92% of New Year's resolutions fail... making them may kill your self-esteem. Here's a better plan!
It's a new year — a great time to focus on what you want and go after it. But please don't do so by making a typical New Year's resolution. Surprised? One study shows that 92 percent of all New Year's resolutions fail, and if your self-esteem is fragile, continually failing might just kill it. Making a New Year's resolution is like betting in Vegas where the odds of winning are 8 percent, but you convince yourself you'll win every time. It's probably just not going to happen.
Instead of making a resolution, consider using the approach that extremely successful women and men use. For 27 years, I've coached individuals to excel, so I have a lot of experience with what does and doesn't work with my clients. So what works? The power of intention plus committed action yields amazing results. If you want stronger self-esteem and greater success in attaining your goals, use a thoughtful personal planning process that combines the power of intention with committed action. This combination gives you your best chance to create incredible results.
Take Angela, for example, who used this approach. She wanted to be a great mother and a loving wife and a successful realtor. (Notice that Angela didn't think in either/or terms; she said, "How can I be successful at all three?") Angela created a vision of what she wanted and an extremely detailed plan for how to accomplish each goal.

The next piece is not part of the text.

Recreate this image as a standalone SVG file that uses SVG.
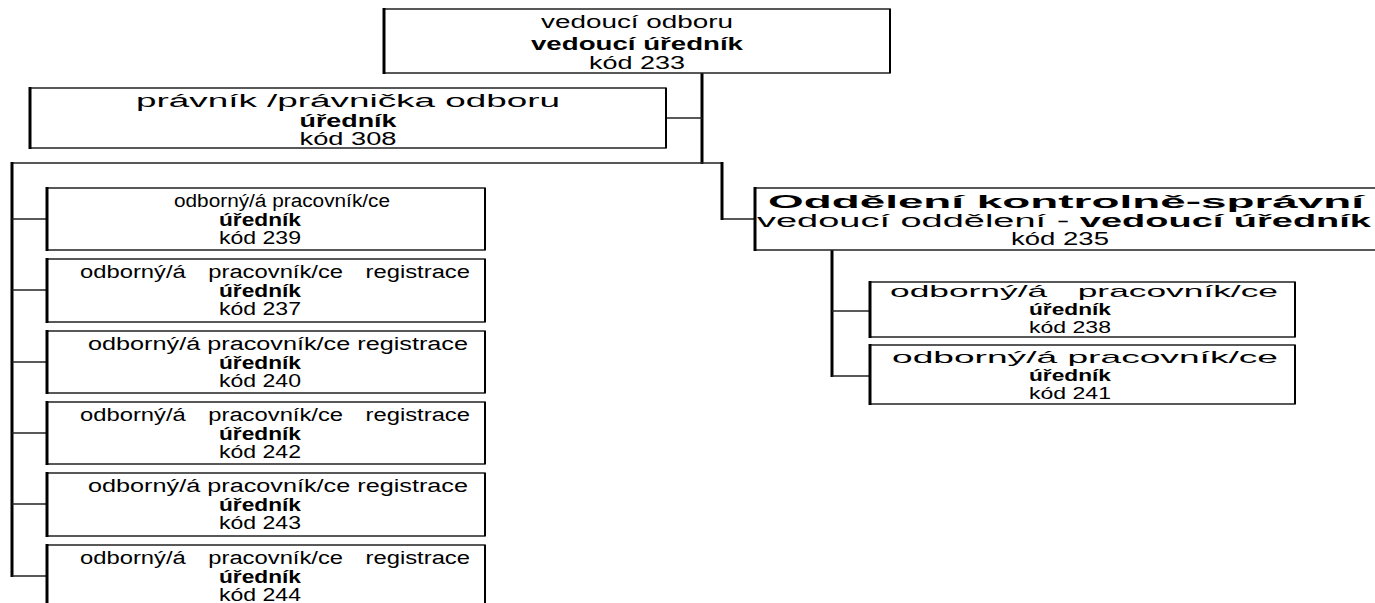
<svg xmlns="http://www.w3.org/2000/svg" width="1375" height="603" viewBox="0 0 1375 603">
  <style>
    .box { fill: #fff; stroke: #222; stroke-width: 1.5; }
    .edge { stroke: #000; stroke-width: 3; }
    .redge { stroke: #000; stroke-width: 2; }
    .t { font-family: "Liberation Sans", Arial, sans-serif; font-size: 18px; fill: #000; text-anchor: middle; }
    .s { font-size: 17px; }
    .b { font-weight: bold; }
    .bus { stroke: #000; stroke-width: 3; fill: none; }
    .tick { stroke: #222; stroke-width: 1.6; fill: none; }
  </style>
  <rect width="1375" height="603" fill="#fff"/>

  <!-- connectors -->
  <g id="connectors">
    <line class="bus" x1="702" y1="73" x2="702" y2="164"/>
    <line class="tick" x1="666" y1="118" x2="702" y2="118"/>
    <polyline class="tick" points="12,163 722,163 722,219 755,219"/>
    <line class="bus" x1="12" y1="162" x2="12" y2="577"/>
    <line class="bus" x1="722" y1="162" x2="722" y2="220"/>
    <line class="tick" x1="12" y1="219" x2="47" y2="219"/>
    <line class="tick" x1="12" y1="290" x2="47" y2="290"/>
    <line class="tick" x1="12" y1="362" x2="47" y2="362"/>
    <line class="tick" x1="12" y1="433" x2="47" y2="433"/>
    <line class="tick" x1="12" y1="504" x2="47" y2="504"/>
    <line class="tick" x1="12" y1="576" x2="47" y2="576"/>
    <line class="bus" x1="832" y1="250" x2="832" y2="377"/>
    <line class="tick" x1="832" y1="311" x2="870" y2="311"/>
    <line class="tick" x1="832" y1="376" x2="870" y2="376"/>
  </g>

  <!-- head of department -->
  <g id="n233">
    <rect class="box" x="384" y="9" width="506" height="64"/>
    <line class="edge" x1="384" y1="8" x2="384" y2="74"/>
    <line class="redge" x1="890" y1="9" x2="890" y2="73"/>
    <text class="t" x="637" y="28" textLength="192" lengthAdjust="spacingAndGlyphs">vedoucí odboru</text>
    <text class="t b" x="637" y="50" textLength="212" lengthAdjust="spacingAndGlyphs">vedoucí úředník</text>
    <text class="t" x="637" y="69" textLength="96" lengthAdjust="spacingAndGlyphs">kód 233</text>
  </g>

  <!-- lawyer -->
  <g id="n308">
    <rect class="box" x="30" y="88" width="636" height="60"/>
    <line class="edge" x1="30" y1="87" x2="30" y2="149"/>
    <line class="redge" x1="666" y1="88" x2="666" y2="148"/>
    <text class="t" x="348" y="107" textLength="424" lengthAdjust="spacingAndGlyphs">právník /právnička odboru</text>
    <text class="t b" x="348" y="127" textLength="97" lengthAdjust="spacingAndGlyphs">úředník</text>
    <text class="t" x="348" y="145" textLength="97" lengthAdjust="spacingAndGlyphs">kód 308</text>
  </g>

  <!-- staff column -->
  <g id="n239">
    <rect class="box" x="47" y="188" width="438" height="62"/>
    <line class="edge" x1="47" y1="187" x2="47" y2="251"/>
    <line class="redge" x1="485" y1="188" x2="485" y2="250"/>
    <text class="t" x="282" y="207" textLength="216" lengthAdjust="spacingAndGlyphs">odborný/á pracovník/ce</text>
    <text class="t b" x="260" y="226" textLength="82" lengthAdjust="spacingAndGlyphs">úředník</text>
    <text class="t" x="260" y="244" textLength="82" lengthAdjust="spacingAndGlyphs">kód 239</text>
  </g>
  <g id="n237">
    <rect class="box" x="47" y="259" width="438" height="63"/>
    <line class="edge" x1="47" y1="258" x2="47" y2="323"/>
    <line class="redge" x1="485" y1="259" x2="485" y2="322"/>
    <text class="t" x="275" y="278" textLength="390" lengthAdjust="spacingAndGlyphs" word-spacing="12">odborný/á pracovník/ce registrace</text>
    <text class="t b" x="260" y="297" textLength="82" lengthAdjust="spacingAndGlyphs">úředník</text>
    <text class="t" x="260" y="315" textLength="82" lengthAdjust="spacingAndGlyphs">kód 237</text>
  </g>
  <g id="n240">
    <rect class="box" x="47" y="331" width="438" height="62"/>
    <line class="edge" x1="47" y1="330" x2="47" y2="394"/>
    <line class="redge" x1="485" y1="331" x2="485" y2="393"/>
    <text class="t" x="278" y="350" textLength="380" lengthAdjust="spacingAndGlyphs">odborný/á pracovník/ce registrace</text>
    <text class="t b" x="260" y="369" textLength="82" lengthAdjust="spacingAndGlyphs">úředník</text>
    <text class="t" x="260" y="387" textLength="82" lengthAdjust="spacingAndGlyphs">kód 240</text>
  </g>
  <g id="n242">
    <rect class="box" x="47" y="402" width="438" height="62"/>
    <line class="edge" x1="47" y1="401" x2="47" y2="465"/>
    <line class="redge" x1="485" y1="402" x2="485" y2="464"/>
    <text class="t" x="275" y="421" textLength="390" lengthAdjust="spacingAndGlyphs" word-spacing="12">odborný/á pracovník/ce registrace</text>
    <text class="t b" x="260" y="440" textLength="82" lengthAdjust="spacingAndGlyphs">úředník</text>
    <text class="t" x="260" y="458" textLength="82" lengthAdjust="spacingAndGlyphs">kód 242</text>
  </g>
  <g id="n243">
    <rect class="box" x="47" y="473" width="438" height="63"/>
    <line class="edge" x1="47" y1="472" x2="47" y2="537"/>
    <line class="redge" x1="485" y1="473" x2="485" y2="536"/>
    <text class="t" x="278" y="492" textLength="380" lengthAdjust="spacingAndGlyphs">odborný/á pracovník/ce registrace</text>
    <text class="t b" x="260" y="511" textLength="82" lengthAdjust="spacingAndGlyphs">úředník</text>
    <text class="t" x="260" y="529" textLength="82" lengthAdjust="spacingAndGlyphs">kód 243</text>
  </g>
  <g id="n244">
    <rect class="box" x="47" y="545" width="438" height="70"/>
    <line class="edge" x1="47" y1="544" x2="47" y2="615"/>
    <line class="redge" x1="485" y1="545" x2="485" y2="615"/>
    <text class="t" x="275" y="564" textLength="390" lengthAdjust="spacingAndGlyphs" word-spacing="12">odborný/á pracovník/ce registrace</text>
    <text class="t b" x="260" y="583" textLength="82" lengthAdjust="spacingAndGlyphs">úředník</text>
    <text class="t" x="260" y="601" textLength="82" lengthAdjust="spacingAndGlyphs">kód 244</text>
  </g>

  <!-- control and administration section -->
  <g id="n235">
    <rect class="box" x="755" y="188" width="640" height="62"/>
    <line class="edge" x1="755" y1="187" x2="755" y2="251"/>
    <text class="t b" x="1066" y="208" textLength="596" lengthAdjust="spacingAndGlyphs">Oddělení kontrolně-správní</text>
    <text class="t" x="1064" y="227" textLength="614" lengthAdjust="spacingAndGlyphs">vedoucí oddělení - <tspan class="b">vedoucí úředník</tspan></text>
    <text class="t" x="1060" y="245" textLength="98" lengthAdjust="spacingAndGlyphs">kód 235</text>
  </g>
  <g id="n238">
    <rect class="box" x="870" y="282" width="425" height="55"/>
    <line class="edge" x1="870" y1="281" x2="870" y2="338"/>
    <line class="redge" x1="1295" y1="282" x2="1295" y2="337"/>
    <text class="t s" x="1084" y="297" textLength="388" lengthAdjust="spacingAndGlyphs" word-spacing="10">odborný/á pracovník/ce</text>
    <text class="t s b" x="1070" y="315" textLength="82" lengthAdjust="spacingAndGlyphs">úředník</text>
    <text class="t s" x="1070" y="333" textLength="82" lengthAdjust="spacingAndGlyphs">kód 238</text>
  </g>
  <g id="n241">
    <rect class="box" x="870" y="345" width="425" height="59"/>
    <line class="edge" x1="870" y1="344" x2="870" y2="405"/>
    <line class="redge" x1="1295" y1="345" x2="1295" y2="404"/>
    <text class="t s" x="1085" y="363" textLength="386" lengthAdjust="spacingAndGlyphs">odborný/á pracovník/ce</text>
    <text class="t s b" x="1070" y="381" textLength="82" lengthAdjust="spacingAndGlyphs">úředník</text>
    <text class="t s" x="1070" y="399" textLength="82" lengthAdjust="spacingAndGlyphs">kód 241</text>
  </g>
</svg>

During 2012 (I don't have complete information on 2013 yet), Angela was home for dinner and focused on her family almost every night, which is almost unheard of for an extremely successful residential realtor. And, according to her husband, she's a great wife... plus, she was the #4 realtor in metro Denver for the number of houses she helped her clients buy or sell. Angela plans and uses her time better than anyone I know.
Your personal success plan. Everyone who engages in my high-performance coaching starts by developing a personal and professional success plan. Here are the nine critical factors:
- Start with a dream. Dream about what you want. This can include anything: a kind of relationship, the fitness and health of your body and mind, a job or business, how much money you make, etc. Write your dream, and then define what you can realistically accomplish in one year to bring your dream closer to reality.
- Use SMART goals. SMART goals are Specific, Measurable, Attainable, Realistic and Timely. They help set you up for success.
- Build your plan on your strengths and passions. Let's say part of your dream is to enter a new, healthy relationship. If you're an extrovert, being with people is likely your strength, so you may want to make specific commitments to get out where you can meet new people, with the intention of attracting a healthy person. Each week or month, commit to a specific number of times you'll get out with intention. If you're shy, Internet dating may be a better strategy. Commit to the weekly actions necessary to attract the right kind of person through a dating site. An example would be to wink (for women) or send an email (for men) to your top three choices of people you'd like to contact.
- Chunk it. Group your large goals into smaller, more readily doable milestones. Employ timelines and set defined and realistic, yet challenging, completion dates.
- Resolve why you haven't succeeded previously. If you've experienced setbacks or frustrations in accomplishing your dream, define what you'll do to minimize the fears destructive beliefs and ineffective actions that prevent your success. Angela did this through individual coaching; the Blast Through Fear CD or download will also greatly benefit you.
- Accept setbacks. Setbacks are part of your success. You may think you found a great, healthy relationship but later realize that the partner you thought was the human equivalent of Dom Perignon champagne turned out to be bitter grape juice.
- Make it fun and exciting. Make the process of achieving your goals and dream positive enjoyable experience. That way, when you have the inevitable setback, it's easier to stay motivated and keep advancing toward your what you want.
- Use positive accountability. If you can find one, have an accountability partner to celebrate your daily or weekly successes with. When asked why she engaged in my individual and then group coaching for more than three years, Angela said, "I love having accountability!" High performers love supportive, positive accountability.
- Own it! Owning it requires you to take 100 percent responsibility for your actions and results. When I've coached folks who are among the best in the world at what they do, they always own it. They don't play the victim by blaming, complaining or making excuses.
Everyone's busy, but are you busy doing the things that most help you achieve your dreams? Not everyone attains their dreams, but you can. If you want success, you need to be laser-focused on the right thoughts, emotions and activities. Your dream can be your reality. Why not get off to a great start? Developing a personal success plan provides a positively focused beginning for a great year. Start strong and stay strong, with clear intentions and committed actions to make your dream a reality!